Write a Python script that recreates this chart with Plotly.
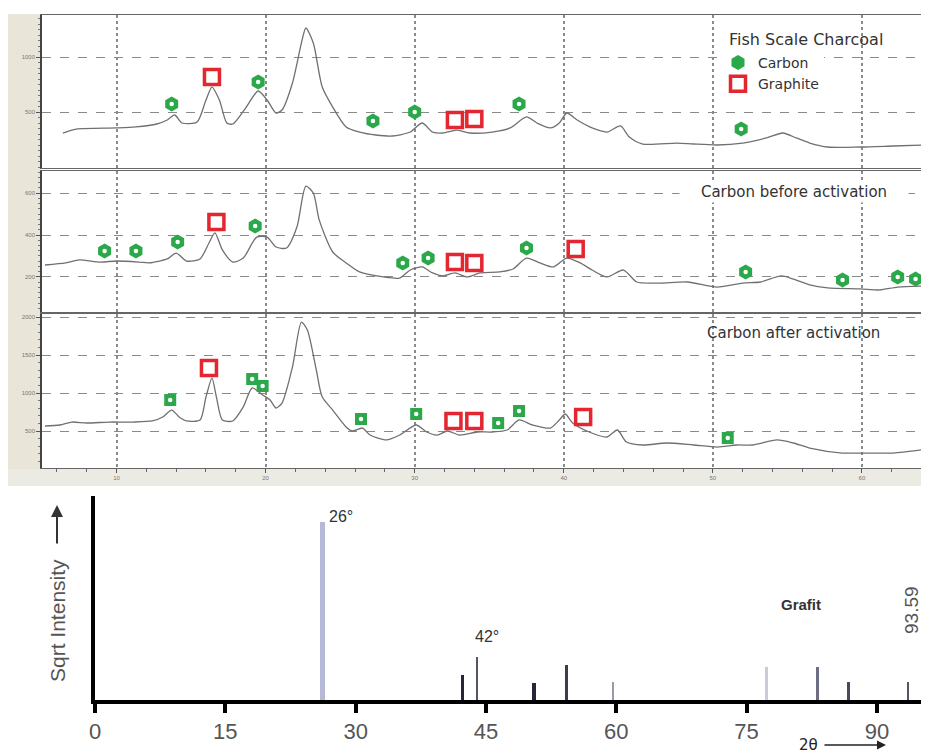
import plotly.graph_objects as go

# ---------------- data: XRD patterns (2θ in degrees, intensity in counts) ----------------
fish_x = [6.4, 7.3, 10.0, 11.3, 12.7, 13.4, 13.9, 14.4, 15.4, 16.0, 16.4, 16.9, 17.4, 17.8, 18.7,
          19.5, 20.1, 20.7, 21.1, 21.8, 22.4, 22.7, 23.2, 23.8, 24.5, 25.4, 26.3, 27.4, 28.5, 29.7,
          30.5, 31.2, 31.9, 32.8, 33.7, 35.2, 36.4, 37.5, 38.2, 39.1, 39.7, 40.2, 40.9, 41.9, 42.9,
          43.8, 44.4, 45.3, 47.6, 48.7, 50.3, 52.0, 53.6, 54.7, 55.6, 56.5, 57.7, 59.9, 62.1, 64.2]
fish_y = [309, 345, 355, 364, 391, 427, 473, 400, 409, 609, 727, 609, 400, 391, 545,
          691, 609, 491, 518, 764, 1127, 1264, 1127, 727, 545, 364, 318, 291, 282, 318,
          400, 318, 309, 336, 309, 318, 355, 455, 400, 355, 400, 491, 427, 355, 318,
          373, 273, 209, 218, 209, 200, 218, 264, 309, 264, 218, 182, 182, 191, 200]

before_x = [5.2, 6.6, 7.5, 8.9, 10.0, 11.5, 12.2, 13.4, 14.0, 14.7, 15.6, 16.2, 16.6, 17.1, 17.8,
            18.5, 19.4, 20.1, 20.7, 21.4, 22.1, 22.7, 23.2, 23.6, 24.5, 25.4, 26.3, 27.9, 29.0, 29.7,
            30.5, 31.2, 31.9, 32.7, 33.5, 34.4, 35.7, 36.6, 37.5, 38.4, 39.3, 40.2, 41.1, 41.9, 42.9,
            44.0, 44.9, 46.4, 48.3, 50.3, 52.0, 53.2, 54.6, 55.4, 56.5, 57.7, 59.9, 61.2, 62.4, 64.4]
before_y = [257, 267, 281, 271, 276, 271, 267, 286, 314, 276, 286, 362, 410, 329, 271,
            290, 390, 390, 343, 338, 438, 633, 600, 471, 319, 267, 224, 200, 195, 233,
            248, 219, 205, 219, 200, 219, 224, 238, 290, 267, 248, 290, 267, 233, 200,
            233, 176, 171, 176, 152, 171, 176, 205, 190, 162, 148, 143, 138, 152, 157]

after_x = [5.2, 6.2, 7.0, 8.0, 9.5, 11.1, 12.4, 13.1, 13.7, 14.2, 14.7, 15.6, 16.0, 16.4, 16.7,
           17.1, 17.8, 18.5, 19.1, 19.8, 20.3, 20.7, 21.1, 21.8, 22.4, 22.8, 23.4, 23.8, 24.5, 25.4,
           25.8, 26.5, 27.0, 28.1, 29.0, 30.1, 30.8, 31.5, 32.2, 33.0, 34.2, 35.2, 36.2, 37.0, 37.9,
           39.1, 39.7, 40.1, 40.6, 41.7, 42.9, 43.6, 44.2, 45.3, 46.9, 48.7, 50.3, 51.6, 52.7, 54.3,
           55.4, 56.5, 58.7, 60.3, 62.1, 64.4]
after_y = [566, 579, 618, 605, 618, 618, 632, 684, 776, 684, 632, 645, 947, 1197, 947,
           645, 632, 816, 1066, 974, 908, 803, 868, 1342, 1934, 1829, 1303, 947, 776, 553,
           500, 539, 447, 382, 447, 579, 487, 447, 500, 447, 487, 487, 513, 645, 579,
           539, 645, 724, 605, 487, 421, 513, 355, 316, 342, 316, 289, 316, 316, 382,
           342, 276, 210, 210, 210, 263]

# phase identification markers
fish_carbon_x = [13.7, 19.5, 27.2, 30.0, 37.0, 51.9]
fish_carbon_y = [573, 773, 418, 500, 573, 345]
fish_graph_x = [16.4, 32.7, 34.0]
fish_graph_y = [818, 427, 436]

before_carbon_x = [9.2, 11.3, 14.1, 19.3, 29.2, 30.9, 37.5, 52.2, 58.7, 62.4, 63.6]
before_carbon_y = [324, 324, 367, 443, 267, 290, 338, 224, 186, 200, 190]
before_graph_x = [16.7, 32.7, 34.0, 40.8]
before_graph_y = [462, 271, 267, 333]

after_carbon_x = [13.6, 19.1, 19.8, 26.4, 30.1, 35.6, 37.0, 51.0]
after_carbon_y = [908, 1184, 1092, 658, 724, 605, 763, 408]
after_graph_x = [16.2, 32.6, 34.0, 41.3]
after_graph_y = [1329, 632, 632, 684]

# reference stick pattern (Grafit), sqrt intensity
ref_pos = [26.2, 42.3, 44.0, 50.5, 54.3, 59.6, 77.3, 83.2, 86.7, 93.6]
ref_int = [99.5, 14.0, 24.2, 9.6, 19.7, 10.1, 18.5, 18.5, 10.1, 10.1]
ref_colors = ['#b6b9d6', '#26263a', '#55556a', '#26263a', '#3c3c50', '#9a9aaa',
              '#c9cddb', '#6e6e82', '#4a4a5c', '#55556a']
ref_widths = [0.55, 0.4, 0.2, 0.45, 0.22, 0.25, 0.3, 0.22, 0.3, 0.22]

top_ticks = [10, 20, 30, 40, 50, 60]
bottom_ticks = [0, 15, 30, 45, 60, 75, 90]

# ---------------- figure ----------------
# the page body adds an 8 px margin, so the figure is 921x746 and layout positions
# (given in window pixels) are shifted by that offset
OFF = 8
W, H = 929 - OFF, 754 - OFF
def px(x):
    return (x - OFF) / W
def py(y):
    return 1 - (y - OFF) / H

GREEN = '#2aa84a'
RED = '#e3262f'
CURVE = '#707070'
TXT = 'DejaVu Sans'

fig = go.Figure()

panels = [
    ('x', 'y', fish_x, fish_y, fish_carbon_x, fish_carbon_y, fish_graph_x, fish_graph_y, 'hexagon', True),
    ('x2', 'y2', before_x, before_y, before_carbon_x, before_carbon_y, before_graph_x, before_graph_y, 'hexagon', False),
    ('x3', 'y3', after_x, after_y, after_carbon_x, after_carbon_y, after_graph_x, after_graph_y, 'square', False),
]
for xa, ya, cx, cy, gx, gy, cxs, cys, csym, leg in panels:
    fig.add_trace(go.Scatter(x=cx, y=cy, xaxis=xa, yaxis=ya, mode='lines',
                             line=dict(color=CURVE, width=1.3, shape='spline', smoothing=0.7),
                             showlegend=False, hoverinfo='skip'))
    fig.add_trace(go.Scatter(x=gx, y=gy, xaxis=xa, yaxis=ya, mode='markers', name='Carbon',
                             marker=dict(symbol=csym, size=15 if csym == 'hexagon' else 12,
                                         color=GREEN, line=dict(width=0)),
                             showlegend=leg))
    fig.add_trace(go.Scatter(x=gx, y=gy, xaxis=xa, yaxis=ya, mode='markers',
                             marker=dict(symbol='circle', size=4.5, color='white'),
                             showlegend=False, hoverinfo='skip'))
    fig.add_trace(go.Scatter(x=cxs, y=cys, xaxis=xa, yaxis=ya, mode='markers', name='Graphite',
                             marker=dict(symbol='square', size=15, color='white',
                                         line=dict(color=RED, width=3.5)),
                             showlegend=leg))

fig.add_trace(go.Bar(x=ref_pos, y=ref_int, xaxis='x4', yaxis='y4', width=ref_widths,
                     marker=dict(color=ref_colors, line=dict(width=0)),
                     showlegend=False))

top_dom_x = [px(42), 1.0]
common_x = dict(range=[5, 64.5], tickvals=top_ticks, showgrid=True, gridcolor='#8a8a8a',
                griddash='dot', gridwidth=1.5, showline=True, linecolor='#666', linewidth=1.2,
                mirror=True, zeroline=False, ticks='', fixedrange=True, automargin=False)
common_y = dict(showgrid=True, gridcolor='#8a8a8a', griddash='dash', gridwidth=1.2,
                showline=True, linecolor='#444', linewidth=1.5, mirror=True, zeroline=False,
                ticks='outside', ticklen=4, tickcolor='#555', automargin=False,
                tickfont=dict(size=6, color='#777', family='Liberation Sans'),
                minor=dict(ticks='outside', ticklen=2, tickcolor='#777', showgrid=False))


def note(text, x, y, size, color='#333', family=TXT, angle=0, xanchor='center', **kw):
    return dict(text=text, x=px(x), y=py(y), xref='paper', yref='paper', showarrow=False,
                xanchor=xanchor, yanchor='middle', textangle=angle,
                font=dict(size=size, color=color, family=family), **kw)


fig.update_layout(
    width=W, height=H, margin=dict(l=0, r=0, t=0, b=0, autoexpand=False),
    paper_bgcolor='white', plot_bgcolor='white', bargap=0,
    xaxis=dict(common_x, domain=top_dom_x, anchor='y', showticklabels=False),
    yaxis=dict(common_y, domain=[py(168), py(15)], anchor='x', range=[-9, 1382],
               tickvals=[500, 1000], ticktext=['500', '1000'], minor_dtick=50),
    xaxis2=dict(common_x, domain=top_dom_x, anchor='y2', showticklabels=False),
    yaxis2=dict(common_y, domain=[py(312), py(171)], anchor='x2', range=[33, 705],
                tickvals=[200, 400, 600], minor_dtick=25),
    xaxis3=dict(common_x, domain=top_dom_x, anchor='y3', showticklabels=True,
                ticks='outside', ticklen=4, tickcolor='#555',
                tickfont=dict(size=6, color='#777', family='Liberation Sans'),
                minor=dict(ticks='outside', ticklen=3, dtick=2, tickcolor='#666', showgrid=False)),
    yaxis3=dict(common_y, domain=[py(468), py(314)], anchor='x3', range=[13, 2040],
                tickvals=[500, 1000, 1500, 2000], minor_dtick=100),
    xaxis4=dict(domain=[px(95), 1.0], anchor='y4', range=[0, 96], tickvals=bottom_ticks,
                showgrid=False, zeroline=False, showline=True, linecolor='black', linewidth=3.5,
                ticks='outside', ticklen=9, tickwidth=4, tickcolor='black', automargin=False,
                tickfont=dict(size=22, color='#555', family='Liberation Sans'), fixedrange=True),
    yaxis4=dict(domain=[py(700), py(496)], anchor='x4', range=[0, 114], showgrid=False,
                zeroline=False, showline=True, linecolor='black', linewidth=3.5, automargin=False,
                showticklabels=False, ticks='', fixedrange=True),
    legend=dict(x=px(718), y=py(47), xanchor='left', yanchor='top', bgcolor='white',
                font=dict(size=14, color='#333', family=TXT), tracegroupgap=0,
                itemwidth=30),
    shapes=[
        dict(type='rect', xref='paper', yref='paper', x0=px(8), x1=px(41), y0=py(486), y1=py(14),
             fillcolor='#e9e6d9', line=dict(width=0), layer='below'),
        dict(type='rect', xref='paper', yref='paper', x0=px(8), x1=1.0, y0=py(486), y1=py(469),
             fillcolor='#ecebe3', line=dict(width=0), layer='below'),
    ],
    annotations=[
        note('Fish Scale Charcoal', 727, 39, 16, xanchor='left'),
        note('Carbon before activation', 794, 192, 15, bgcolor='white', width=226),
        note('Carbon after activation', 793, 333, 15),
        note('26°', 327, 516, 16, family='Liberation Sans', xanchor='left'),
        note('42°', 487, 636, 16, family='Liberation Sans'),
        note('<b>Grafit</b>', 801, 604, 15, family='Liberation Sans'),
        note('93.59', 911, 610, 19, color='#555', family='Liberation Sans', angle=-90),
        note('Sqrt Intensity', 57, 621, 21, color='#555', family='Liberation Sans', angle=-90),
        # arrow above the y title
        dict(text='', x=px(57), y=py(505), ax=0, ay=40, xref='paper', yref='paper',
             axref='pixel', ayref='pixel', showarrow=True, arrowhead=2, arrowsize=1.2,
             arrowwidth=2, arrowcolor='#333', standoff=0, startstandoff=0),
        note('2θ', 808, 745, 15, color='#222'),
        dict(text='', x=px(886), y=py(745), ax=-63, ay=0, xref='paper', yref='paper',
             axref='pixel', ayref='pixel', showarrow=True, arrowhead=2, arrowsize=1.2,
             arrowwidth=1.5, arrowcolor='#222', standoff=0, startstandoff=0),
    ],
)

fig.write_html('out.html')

—————

REQUIREMENTS: From the first line above down to the line with "182, 191, 200]", reproduce every line and no others, omitting pictures.

TASK RESULT:
Write a Python script that recreates this chart with Plotly.
import plotly.graph_objects as go

# ---------------- data: XRD patterns (2θ in degrees, intensity in counts) ----------------
fish_x = [6.4, 7.3, 10.0, 11.3, 12.7, 13.4, 13.9, 14.4, 15.4, 16.0, 16.4, 16.9, 17.4, 17.8, 18.7,
          19.5, 20.1, 20.7, 21.1, 21.8, 22.4, 22.7, 23.2, 23.8, 24.5, 25.4, 26.3, 27.4, 28.5, 29.7,
          30.5, 31.2, 31.9, 32.8, 33.7, 35.2, 36.4, 37.5, 38.2, 39.1, 39.7, 40.2, 40.9, 41.9, 42.9,
          43.8, 44.4, 45.3, 47.6, 48.7, 50.3, 52.0, 53.6, 54.7, 55.6, 56.5, 57.7, 59.9, 62.1, 64.2]
fish_y = [309, 345, 355, 364, 391, 427, 473, 400, 409, 609, 727, 609, 400, 391, 545,
          691, 609, 491, 518, 764, 1127, 1264, 1127, 727, 545, 364, 318, 291, 282, 318,
          400, 318, 309, 336, 309, 318, 355, 455, 400, 355, 400, 491, 427, 355, 318,
          373, 273, 209, 218, 209, 200, 218, 264, 309, 264, 218, 182, 182, 191, 200]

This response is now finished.